TASK INSTRUCTIONS
Set down the listing below verbatim, but only from its first line through the line containing "import seaborn as sns".

PROVIDED ENTRIES
^^^^^^^^
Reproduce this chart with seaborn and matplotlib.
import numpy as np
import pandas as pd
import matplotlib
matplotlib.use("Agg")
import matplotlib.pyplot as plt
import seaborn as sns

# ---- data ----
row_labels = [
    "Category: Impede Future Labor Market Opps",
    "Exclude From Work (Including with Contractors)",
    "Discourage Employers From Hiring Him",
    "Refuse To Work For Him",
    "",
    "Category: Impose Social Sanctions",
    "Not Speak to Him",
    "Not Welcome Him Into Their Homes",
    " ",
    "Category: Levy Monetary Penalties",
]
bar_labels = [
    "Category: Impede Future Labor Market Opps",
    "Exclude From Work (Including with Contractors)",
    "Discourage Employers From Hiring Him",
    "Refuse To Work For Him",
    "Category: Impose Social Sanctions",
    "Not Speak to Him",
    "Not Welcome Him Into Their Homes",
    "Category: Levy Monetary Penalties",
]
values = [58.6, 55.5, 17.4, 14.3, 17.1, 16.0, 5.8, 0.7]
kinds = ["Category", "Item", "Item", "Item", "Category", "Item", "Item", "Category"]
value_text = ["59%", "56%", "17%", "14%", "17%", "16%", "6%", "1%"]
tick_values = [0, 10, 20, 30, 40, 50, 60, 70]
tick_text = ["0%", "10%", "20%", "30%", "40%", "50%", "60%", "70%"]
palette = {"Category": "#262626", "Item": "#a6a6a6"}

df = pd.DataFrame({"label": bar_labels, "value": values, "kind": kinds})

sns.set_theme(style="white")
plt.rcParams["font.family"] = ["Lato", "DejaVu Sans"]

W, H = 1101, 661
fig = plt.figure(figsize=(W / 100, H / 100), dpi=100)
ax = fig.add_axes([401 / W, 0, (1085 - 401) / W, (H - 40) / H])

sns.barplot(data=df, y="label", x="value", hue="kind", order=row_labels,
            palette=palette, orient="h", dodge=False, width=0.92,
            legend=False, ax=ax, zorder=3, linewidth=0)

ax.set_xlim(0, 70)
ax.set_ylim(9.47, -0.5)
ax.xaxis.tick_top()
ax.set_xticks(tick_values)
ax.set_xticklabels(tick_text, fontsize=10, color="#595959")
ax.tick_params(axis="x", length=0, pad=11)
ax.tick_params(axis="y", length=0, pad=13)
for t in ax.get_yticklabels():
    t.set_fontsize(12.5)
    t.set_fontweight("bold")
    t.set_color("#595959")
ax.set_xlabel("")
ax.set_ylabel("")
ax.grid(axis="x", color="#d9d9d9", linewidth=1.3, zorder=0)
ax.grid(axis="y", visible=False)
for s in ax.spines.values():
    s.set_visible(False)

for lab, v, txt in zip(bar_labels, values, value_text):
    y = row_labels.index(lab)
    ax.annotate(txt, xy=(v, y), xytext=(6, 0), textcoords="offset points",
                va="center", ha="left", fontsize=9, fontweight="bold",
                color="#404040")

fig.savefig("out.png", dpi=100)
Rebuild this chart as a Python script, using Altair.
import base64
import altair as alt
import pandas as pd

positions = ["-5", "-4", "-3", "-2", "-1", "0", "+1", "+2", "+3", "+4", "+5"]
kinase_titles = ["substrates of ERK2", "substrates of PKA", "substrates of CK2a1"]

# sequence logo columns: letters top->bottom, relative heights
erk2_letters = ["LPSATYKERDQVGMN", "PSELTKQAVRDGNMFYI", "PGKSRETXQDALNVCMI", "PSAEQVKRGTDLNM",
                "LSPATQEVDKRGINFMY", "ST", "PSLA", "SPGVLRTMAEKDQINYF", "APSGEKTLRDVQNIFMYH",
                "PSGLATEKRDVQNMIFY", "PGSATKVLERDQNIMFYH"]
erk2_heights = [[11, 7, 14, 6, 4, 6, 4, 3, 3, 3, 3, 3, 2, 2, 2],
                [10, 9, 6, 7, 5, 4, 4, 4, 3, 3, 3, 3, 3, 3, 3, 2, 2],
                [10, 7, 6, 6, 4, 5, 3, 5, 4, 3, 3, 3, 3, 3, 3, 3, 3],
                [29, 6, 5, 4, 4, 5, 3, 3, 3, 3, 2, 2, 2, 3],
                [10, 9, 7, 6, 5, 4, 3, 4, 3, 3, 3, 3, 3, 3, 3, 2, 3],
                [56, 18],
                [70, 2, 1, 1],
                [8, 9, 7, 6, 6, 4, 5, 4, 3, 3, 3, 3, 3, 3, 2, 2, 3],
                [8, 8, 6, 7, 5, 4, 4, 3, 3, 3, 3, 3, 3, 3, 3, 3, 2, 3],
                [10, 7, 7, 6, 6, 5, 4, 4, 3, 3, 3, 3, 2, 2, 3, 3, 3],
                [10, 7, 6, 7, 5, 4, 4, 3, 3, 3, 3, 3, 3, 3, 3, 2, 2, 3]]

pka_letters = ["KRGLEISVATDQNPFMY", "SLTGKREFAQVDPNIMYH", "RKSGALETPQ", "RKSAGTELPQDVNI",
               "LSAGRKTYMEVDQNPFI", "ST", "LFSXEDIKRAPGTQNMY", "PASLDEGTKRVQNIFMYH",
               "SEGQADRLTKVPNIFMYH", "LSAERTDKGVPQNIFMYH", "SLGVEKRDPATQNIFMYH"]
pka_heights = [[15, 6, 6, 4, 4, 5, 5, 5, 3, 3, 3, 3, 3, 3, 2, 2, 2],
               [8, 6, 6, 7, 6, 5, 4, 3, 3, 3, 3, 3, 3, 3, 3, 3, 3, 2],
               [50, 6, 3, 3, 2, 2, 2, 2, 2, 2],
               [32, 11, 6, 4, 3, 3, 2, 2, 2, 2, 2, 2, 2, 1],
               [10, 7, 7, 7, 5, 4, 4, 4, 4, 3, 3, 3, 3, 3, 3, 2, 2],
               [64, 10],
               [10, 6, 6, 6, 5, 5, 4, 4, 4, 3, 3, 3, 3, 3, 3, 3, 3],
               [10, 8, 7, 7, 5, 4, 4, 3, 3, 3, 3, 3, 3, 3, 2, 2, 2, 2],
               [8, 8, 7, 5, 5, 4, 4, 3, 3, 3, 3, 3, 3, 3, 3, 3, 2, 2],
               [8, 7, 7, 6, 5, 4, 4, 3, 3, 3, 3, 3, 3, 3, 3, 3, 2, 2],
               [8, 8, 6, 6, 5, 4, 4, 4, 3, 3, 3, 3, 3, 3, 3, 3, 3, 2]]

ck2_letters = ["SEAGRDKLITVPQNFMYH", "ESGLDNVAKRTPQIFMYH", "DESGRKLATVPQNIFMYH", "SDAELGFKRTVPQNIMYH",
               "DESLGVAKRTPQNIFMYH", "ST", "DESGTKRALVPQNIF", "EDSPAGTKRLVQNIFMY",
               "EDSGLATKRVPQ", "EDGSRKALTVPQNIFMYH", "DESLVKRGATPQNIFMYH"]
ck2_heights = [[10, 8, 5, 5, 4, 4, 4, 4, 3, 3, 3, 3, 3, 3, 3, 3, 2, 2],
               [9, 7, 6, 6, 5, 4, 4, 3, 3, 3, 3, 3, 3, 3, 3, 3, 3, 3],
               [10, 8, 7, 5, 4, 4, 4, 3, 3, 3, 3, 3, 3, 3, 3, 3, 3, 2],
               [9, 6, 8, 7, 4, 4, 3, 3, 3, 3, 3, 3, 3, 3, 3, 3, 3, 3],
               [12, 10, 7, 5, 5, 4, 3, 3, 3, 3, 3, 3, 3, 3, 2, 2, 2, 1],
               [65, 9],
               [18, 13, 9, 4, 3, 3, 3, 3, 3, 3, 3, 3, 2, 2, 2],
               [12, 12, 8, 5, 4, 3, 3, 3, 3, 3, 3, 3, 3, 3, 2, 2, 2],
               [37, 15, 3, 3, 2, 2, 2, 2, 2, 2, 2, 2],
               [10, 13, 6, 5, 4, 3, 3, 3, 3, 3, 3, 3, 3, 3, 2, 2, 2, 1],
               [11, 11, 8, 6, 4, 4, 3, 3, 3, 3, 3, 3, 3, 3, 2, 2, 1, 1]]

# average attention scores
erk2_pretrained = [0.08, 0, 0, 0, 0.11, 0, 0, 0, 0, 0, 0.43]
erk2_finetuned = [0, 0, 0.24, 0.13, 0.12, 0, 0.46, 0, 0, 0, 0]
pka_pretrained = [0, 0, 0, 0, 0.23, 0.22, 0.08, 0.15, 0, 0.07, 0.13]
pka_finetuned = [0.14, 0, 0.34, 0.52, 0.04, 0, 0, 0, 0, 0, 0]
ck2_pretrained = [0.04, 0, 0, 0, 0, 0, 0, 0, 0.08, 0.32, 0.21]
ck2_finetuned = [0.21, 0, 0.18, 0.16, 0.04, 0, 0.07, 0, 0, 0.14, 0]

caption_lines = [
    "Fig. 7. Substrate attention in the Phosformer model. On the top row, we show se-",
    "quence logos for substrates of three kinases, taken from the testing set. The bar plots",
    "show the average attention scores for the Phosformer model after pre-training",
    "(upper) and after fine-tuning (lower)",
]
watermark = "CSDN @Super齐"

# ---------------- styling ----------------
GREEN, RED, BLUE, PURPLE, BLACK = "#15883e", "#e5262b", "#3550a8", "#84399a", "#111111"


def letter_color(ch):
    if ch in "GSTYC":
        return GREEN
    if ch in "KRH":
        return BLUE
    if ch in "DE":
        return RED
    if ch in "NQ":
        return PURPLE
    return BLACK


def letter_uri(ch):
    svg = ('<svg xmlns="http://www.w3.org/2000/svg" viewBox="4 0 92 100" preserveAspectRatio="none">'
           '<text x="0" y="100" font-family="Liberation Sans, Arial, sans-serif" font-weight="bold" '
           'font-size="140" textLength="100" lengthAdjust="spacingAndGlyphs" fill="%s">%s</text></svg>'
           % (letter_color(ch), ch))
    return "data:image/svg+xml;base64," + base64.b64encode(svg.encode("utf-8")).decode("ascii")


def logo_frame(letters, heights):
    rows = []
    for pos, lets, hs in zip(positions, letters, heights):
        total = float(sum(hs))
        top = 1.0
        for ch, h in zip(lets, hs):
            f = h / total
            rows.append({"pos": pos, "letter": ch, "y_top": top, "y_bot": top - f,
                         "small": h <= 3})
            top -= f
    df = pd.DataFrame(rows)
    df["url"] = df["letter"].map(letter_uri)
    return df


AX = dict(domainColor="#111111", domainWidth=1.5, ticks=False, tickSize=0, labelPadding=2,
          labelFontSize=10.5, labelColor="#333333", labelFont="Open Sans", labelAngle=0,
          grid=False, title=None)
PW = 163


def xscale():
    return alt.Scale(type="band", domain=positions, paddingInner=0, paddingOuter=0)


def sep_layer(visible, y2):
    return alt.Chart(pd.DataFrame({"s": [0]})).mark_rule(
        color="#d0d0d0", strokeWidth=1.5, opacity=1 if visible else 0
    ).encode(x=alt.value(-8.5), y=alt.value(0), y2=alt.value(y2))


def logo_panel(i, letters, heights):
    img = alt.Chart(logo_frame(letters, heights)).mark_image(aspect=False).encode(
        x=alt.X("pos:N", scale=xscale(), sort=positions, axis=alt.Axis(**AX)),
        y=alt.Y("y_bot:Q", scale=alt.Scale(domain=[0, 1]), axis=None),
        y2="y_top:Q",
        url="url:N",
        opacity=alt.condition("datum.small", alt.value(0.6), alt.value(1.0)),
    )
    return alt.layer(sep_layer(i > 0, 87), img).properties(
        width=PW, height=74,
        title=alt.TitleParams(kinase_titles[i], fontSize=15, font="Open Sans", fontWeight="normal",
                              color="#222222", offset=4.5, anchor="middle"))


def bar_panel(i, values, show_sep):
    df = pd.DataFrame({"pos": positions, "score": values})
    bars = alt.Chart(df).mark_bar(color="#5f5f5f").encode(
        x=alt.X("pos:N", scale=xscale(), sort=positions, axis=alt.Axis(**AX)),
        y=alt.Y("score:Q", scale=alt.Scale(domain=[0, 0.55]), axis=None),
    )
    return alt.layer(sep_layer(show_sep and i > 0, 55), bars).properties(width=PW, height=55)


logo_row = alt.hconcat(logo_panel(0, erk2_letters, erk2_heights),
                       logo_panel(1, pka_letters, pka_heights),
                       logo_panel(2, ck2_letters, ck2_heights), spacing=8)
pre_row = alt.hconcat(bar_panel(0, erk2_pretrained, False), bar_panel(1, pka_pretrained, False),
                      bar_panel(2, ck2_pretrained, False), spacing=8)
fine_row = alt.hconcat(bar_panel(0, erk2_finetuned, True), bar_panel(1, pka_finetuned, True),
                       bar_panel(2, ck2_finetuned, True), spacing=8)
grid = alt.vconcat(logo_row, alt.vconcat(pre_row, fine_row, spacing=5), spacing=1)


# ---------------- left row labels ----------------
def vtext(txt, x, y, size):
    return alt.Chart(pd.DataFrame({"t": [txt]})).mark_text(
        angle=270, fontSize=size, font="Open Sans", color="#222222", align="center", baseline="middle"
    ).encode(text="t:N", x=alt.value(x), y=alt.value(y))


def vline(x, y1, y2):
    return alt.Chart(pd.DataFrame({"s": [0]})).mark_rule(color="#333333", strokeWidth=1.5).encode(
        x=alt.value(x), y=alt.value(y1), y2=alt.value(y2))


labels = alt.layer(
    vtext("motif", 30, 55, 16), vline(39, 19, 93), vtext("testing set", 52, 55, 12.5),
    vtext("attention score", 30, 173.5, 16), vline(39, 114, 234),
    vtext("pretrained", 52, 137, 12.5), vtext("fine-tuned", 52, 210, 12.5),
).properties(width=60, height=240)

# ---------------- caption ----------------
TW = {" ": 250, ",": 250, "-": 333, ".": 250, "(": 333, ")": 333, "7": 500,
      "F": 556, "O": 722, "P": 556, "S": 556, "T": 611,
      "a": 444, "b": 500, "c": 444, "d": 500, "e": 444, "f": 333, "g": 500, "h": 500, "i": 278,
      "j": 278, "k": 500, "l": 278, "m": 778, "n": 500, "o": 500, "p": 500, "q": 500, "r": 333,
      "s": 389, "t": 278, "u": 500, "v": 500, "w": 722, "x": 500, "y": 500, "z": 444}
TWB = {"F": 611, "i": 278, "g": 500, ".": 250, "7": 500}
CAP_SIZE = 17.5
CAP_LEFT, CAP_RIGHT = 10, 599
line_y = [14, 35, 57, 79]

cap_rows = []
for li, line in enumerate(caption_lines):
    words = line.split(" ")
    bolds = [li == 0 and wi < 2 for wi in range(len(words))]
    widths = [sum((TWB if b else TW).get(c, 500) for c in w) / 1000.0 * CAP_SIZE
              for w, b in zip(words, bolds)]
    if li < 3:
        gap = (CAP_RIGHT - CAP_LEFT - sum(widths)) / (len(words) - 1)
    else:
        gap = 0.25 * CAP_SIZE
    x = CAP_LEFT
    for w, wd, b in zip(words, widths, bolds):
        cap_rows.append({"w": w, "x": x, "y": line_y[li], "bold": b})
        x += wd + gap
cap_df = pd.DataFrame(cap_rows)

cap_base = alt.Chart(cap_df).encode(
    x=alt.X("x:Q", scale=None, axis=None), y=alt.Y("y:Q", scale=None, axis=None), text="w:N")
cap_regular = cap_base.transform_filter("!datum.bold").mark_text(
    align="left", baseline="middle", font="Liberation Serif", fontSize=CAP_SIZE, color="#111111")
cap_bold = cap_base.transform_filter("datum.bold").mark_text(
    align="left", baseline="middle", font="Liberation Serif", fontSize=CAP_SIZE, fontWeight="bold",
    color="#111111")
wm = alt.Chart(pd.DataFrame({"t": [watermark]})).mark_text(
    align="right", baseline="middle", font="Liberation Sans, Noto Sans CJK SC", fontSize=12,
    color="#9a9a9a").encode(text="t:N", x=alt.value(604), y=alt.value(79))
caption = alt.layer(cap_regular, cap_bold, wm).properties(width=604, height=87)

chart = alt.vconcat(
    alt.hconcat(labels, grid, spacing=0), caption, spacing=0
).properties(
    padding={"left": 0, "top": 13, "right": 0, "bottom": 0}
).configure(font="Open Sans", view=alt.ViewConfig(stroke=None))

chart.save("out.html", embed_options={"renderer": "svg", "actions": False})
^^^^^^^^
OUTPUT FOR THIS TASK
Reproduce this chart with seaborn and matplotlib.
import numpy as np
import pandas as pd
import matplotlib
matplotlib.use("Agg")
import matplotlib.pyplot as plt
import seaborn as sns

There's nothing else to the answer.